Já quando se cai na festa, temos duas dicas dadas por dois filmes do cineasta Luis Buñuel: O Anjo Exterminador e Veridiana.
No Anjo Exterminador, o sujeito se prende na festa, de tal forma a se fazer “festivamente exterminar”, se consumindo no mortífero exaurimento festivo, e dali não sai, dali ninguém lhe tira, nem mesmo guiando-se por cândidas ovelhinhas. Nada mais contemporâneo!
Já em Veridiana, o amor-versão-festa encontra nos agraciados, a brutal interpretação do desejo da pródiga e provedora mocinha. O sujeito vai receber aí, do Outro, a sua própria mensagem, na forma invertida: se faz violar.
O amor é, portanto, algo sério. Se qualquer um que se dê ao amor, tentar ali se proteger completamente da falta, mesmo ao custo e preço da mendicância, vai acontecer, como escutei no trabalho de uma colega, que terá, em sequência lógica, apenas esmola. E esmola, como quase sempre, bem chinfrim, apenas para apaziguar a “má consciência” do doador.

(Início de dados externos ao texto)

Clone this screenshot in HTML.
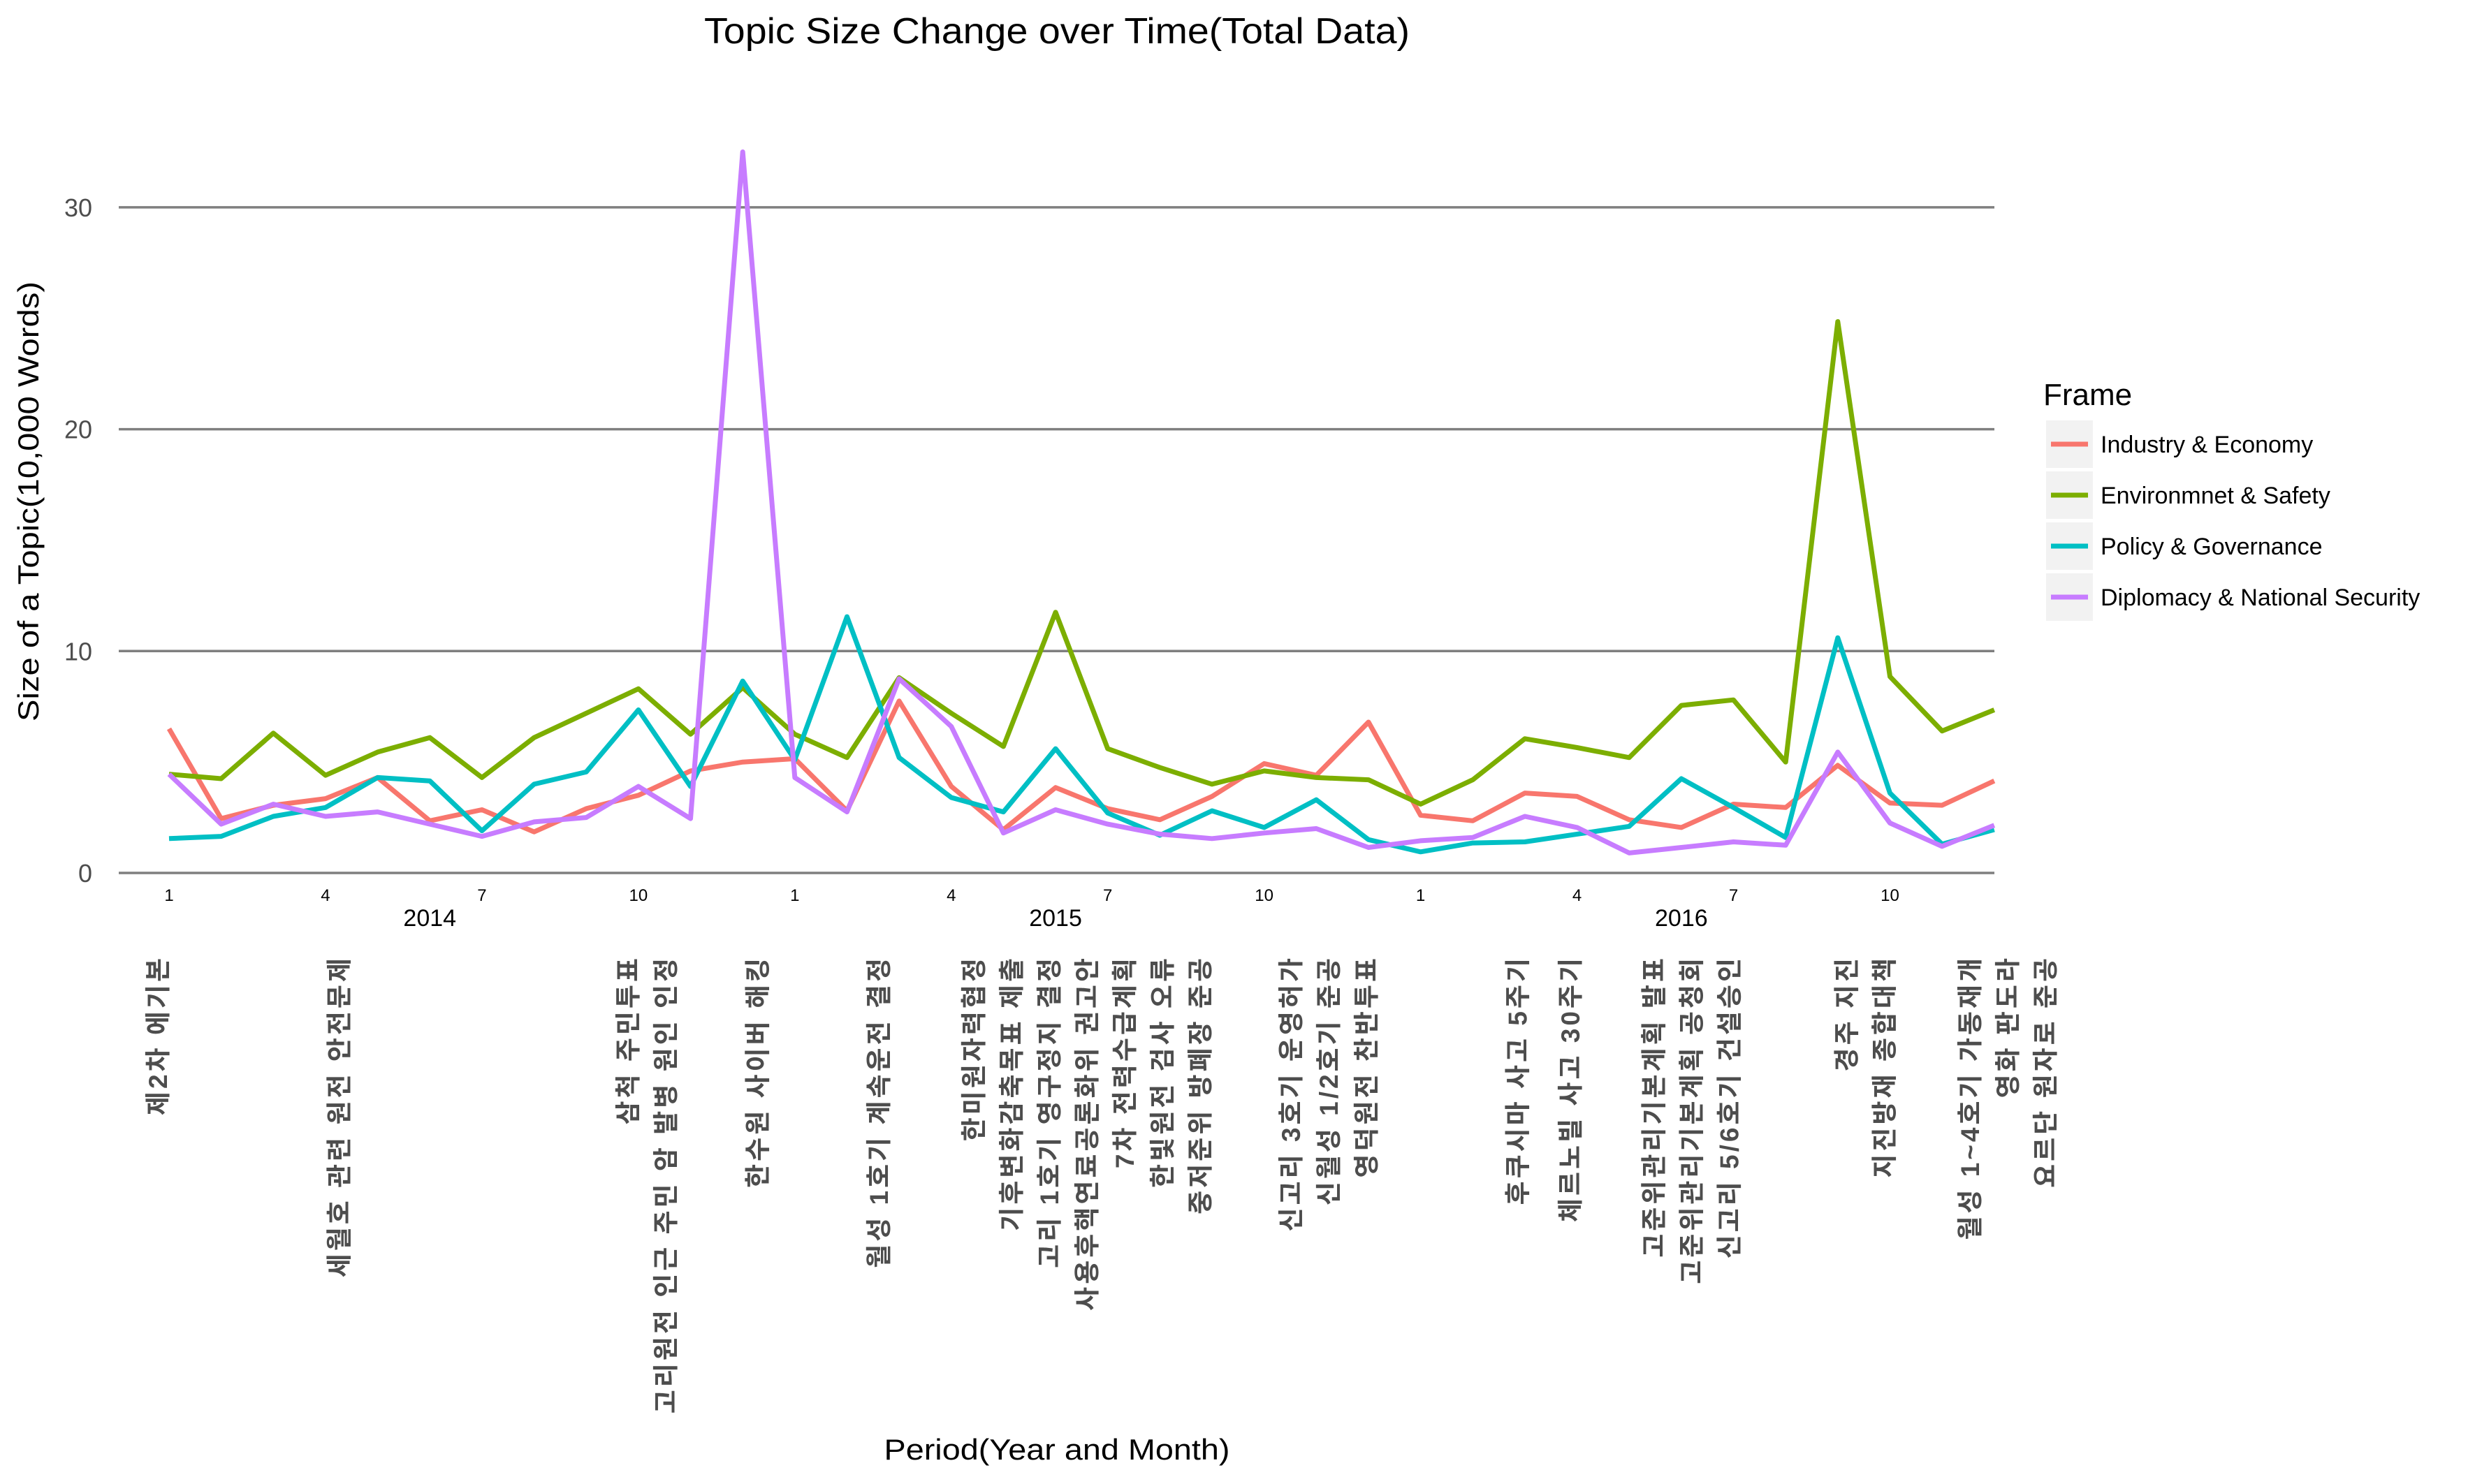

Quando o amor se degrada a este ponto, está anunciado que o pano está caindo, que as cortinas estão se fechando e que a cena amorosa está entregando os pontos. O amor não se sustenta se o amante e amado não lhe reservarem lugar de importância e de riscos
Porém, quem diria que o amor não tem também seu lado cômico? Só se sabe estar envolvido em suas malhas, quando o ridículo as colore, quando ali haja espaços para brincar de ter o que não se tem, ou de dar o que nunca pode nem jamais poderá ser dado, quando ali haja piques de tensão e distensão e esconde-escondes de nada. Um grande, médio ou pequeno – pouco importa o tamanho - amor, só sobrevive quando nele puderem conviver um pouco da balzaquiana comédia humana com boas doses da dantesca divina comédia.
Quando chega a hora do amor ser degustado, na mesa do amor, quando ele é servido, inconscientemente, quem prova o tempero, é o mordomo de plantão: o paladar do ódio. Só o ódio pode avaliar se a iguaria está ou não venenosa.
Se cairmos na besteira de expulsar o degustador, o envenenamento ficará bem mais à vontade. Esta distração de ficar à vontade acontece menos entre estranhos e mais entre familiares. É por isto que o amor entre estranhos, que sempre supõe ser o “mordomo” indispensável, é mais perigoso que o amor familiar onde, na ilusão de que estamos todos em casa, ficamos menos avisados.
Na verdade, é preciso aceitar o amor sempre envolvido com um estranho familiar, ou com um familiar que, é bom que não se esqueça, também é estranho. E, cá pra nós....na melhor das hipóteses!!!.